#### WHAT YOU NEED TO DO
Omitting the pictures, copy exactly each line from the one containing "Give me the" up to and including the one containing "const TEXT = '#595959';".

#### EXTRACTED DATA
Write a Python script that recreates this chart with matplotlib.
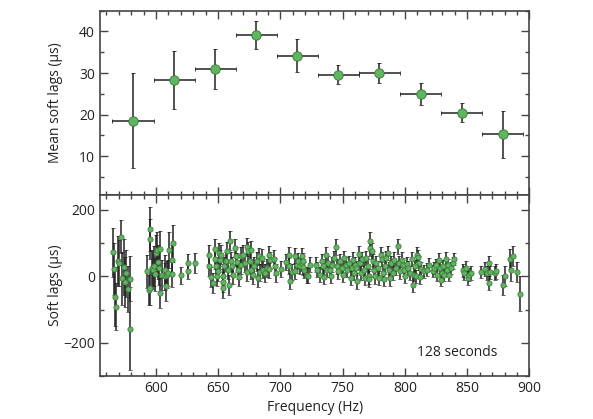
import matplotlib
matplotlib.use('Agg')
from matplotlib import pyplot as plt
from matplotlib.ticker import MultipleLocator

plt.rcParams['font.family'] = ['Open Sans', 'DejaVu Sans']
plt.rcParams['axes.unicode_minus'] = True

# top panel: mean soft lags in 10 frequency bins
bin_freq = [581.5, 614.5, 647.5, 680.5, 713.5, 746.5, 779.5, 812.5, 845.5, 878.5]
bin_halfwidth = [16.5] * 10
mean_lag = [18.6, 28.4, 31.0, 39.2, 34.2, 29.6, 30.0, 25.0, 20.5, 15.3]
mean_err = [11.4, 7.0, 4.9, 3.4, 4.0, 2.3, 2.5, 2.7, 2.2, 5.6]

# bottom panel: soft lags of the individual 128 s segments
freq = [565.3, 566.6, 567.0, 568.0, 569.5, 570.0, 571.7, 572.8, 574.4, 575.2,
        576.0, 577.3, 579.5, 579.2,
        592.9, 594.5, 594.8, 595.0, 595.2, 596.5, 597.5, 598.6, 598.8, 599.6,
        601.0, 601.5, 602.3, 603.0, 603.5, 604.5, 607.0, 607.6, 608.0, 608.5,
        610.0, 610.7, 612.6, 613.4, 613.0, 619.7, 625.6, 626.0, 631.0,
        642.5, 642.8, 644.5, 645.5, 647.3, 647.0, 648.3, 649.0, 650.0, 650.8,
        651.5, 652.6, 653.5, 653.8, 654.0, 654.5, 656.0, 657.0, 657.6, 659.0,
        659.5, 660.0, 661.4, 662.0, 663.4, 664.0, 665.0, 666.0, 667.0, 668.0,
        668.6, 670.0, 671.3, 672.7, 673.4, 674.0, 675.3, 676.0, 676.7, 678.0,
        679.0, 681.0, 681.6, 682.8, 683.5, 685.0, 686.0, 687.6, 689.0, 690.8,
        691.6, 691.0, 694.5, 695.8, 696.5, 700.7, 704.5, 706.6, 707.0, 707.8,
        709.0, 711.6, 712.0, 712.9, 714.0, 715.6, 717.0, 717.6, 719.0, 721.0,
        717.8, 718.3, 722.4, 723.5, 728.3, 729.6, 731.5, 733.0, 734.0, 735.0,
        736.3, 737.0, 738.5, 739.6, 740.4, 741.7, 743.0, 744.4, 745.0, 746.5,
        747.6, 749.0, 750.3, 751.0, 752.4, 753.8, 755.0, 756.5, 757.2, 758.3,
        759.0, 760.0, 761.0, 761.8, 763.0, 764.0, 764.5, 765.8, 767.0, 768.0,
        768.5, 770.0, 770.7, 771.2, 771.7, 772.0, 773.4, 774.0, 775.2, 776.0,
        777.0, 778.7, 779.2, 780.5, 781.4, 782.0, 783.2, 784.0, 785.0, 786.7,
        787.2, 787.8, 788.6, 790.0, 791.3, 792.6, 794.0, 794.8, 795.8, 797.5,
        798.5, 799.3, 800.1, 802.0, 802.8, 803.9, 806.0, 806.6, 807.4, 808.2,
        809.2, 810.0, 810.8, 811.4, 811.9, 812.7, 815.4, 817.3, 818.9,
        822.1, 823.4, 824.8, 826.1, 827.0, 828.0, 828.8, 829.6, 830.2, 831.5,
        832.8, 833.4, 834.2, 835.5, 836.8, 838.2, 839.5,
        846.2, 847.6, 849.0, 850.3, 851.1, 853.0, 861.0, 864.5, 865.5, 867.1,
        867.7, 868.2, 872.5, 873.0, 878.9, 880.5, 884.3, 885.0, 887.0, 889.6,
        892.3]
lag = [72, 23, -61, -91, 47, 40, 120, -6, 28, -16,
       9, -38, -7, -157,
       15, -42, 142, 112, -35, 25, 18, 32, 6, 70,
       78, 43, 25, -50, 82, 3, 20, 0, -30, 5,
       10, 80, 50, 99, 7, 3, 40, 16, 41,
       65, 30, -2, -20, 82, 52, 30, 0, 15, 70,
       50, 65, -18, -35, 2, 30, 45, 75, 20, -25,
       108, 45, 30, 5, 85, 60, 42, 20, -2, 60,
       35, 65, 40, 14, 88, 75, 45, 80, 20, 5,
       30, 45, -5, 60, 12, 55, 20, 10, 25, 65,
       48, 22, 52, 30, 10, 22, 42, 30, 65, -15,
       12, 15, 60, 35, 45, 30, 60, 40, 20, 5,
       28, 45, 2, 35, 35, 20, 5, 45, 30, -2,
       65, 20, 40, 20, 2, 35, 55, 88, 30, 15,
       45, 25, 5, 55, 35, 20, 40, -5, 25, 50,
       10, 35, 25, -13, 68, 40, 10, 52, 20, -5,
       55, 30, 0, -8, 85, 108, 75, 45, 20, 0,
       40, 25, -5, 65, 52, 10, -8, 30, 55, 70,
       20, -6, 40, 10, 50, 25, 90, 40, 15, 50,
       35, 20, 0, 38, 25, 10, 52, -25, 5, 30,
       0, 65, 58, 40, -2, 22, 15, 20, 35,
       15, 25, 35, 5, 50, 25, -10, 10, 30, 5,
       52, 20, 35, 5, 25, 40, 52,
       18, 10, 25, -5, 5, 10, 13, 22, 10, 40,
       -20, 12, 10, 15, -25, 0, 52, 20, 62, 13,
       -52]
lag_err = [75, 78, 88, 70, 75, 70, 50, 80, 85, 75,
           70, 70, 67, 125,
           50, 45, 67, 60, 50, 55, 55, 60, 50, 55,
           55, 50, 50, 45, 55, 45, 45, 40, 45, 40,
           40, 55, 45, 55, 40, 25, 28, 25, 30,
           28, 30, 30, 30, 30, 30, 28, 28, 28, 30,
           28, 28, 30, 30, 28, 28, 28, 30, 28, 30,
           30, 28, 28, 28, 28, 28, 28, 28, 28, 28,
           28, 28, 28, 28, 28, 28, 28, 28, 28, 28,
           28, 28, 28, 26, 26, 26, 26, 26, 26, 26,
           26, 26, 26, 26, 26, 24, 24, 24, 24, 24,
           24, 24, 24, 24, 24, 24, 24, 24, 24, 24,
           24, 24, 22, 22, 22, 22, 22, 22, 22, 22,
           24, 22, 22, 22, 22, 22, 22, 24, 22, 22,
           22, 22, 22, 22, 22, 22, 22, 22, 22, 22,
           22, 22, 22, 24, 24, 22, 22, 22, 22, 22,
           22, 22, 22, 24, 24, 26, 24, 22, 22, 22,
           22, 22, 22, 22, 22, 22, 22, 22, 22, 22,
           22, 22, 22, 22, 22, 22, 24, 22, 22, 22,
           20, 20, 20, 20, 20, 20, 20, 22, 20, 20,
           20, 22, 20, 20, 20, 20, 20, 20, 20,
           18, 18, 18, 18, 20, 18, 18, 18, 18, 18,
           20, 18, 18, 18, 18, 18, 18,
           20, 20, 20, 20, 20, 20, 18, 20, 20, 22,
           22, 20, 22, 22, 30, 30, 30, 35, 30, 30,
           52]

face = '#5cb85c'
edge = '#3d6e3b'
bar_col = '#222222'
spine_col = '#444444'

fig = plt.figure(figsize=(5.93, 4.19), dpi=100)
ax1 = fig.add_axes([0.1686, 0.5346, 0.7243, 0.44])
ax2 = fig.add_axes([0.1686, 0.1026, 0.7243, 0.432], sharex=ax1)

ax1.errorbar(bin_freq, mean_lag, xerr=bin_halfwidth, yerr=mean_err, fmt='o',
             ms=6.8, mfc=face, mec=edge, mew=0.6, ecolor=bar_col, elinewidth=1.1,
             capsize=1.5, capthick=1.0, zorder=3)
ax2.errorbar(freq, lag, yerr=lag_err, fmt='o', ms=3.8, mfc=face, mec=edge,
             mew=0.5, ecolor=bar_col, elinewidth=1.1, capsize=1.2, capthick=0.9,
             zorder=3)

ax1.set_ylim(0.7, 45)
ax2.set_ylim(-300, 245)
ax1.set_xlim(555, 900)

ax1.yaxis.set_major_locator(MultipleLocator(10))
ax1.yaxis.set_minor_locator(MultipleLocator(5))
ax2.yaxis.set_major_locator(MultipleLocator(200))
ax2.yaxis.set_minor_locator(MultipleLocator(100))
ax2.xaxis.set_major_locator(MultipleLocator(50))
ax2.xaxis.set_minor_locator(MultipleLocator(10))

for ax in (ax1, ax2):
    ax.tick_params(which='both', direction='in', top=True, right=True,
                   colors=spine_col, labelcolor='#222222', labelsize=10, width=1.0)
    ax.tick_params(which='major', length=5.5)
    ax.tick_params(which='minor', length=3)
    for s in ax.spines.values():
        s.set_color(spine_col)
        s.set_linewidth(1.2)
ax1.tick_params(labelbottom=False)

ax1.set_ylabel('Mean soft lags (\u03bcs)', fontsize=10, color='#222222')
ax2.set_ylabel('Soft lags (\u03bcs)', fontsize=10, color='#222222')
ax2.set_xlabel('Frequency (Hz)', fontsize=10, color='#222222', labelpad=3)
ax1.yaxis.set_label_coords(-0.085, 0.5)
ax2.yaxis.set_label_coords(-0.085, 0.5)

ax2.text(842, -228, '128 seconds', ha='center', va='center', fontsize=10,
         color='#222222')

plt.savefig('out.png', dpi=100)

--

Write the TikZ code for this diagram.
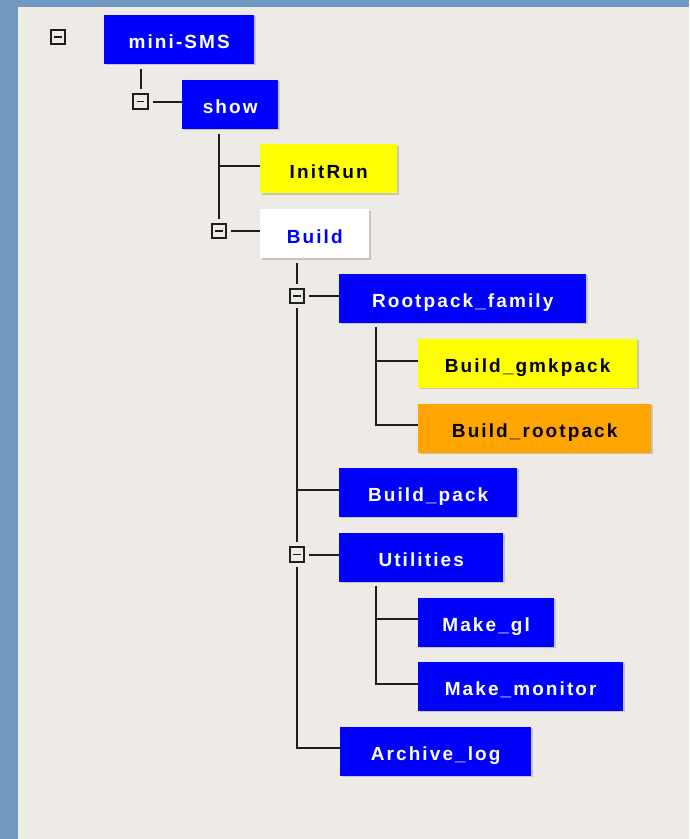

--

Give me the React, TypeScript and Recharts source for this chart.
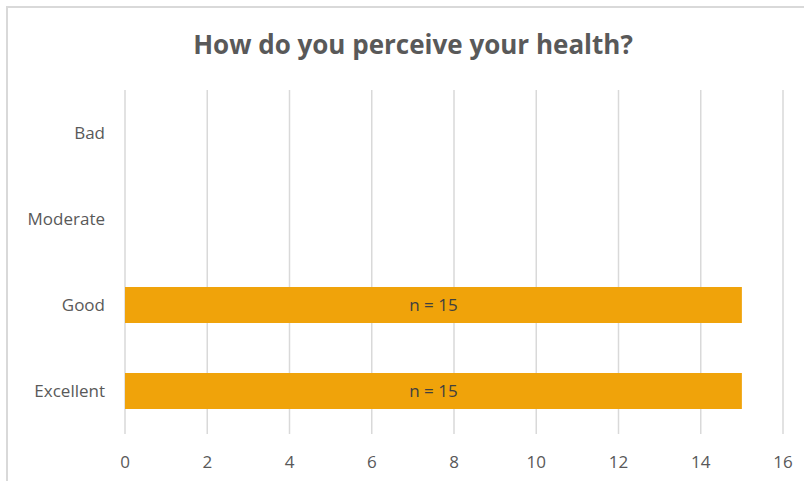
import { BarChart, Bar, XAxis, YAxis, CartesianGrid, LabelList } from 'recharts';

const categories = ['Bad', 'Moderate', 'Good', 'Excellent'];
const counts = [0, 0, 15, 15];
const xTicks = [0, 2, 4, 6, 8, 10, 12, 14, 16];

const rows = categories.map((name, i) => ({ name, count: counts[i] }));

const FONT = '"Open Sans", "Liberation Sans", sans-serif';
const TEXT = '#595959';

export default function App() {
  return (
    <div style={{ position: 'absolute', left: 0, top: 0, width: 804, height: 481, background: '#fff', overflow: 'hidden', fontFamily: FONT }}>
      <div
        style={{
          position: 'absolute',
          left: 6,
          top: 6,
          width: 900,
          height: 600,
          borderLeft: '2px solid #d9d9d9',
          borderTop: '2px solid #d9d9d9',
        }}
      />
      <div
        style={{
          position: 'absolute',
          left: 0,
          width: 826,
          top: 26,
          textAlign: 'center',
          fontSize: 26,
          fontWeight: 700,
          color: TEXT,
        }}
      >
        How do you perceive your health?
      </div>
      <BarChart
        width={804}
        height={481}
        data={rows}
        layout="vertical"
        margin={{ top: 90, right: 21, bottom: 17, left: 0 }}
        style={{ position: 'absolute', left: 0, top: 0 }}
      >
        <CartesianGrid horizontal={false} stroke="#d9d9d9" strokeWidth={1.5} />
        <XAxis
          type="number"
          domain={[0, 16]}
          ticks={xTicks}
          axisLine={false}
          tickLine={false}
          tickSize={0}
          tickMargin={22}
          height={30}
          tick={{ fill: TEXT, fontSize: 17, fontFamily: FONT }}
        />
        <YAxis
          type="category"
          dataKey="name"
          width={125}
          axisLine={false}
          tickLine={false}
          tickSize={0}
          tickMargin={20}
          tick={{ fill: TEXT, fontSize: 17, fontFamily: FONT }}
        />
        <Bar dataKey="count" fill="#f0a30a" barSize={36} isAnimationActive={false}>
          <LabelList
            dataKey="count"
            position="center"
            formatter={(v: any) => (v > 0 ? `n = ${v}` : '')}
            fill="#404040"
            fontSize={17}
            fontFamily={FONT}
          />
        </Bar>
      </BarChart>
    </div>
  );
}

#### SOLUTION TO THIS EXERCISE
Give me the React, TypeScript and Recharts source for this chart.
import { BarChart, Bar, XAxis, YAxis, CartesianGrid, LabelList } from 'recharts';

const categories = ['Bad', 'Moderate', 'Good', 'Excellent'];
const counts = [0, 0, 15, 15];
const xTicks = [0, 2, 4, 6, 8, 10, 12, 14, 16];

const rows = categories.map((name, i) => ({ name, count: counts[i] }));

const FONT = '"Open Sans", "Liberation Sans", sans-serif';
const TEXT = '#595959';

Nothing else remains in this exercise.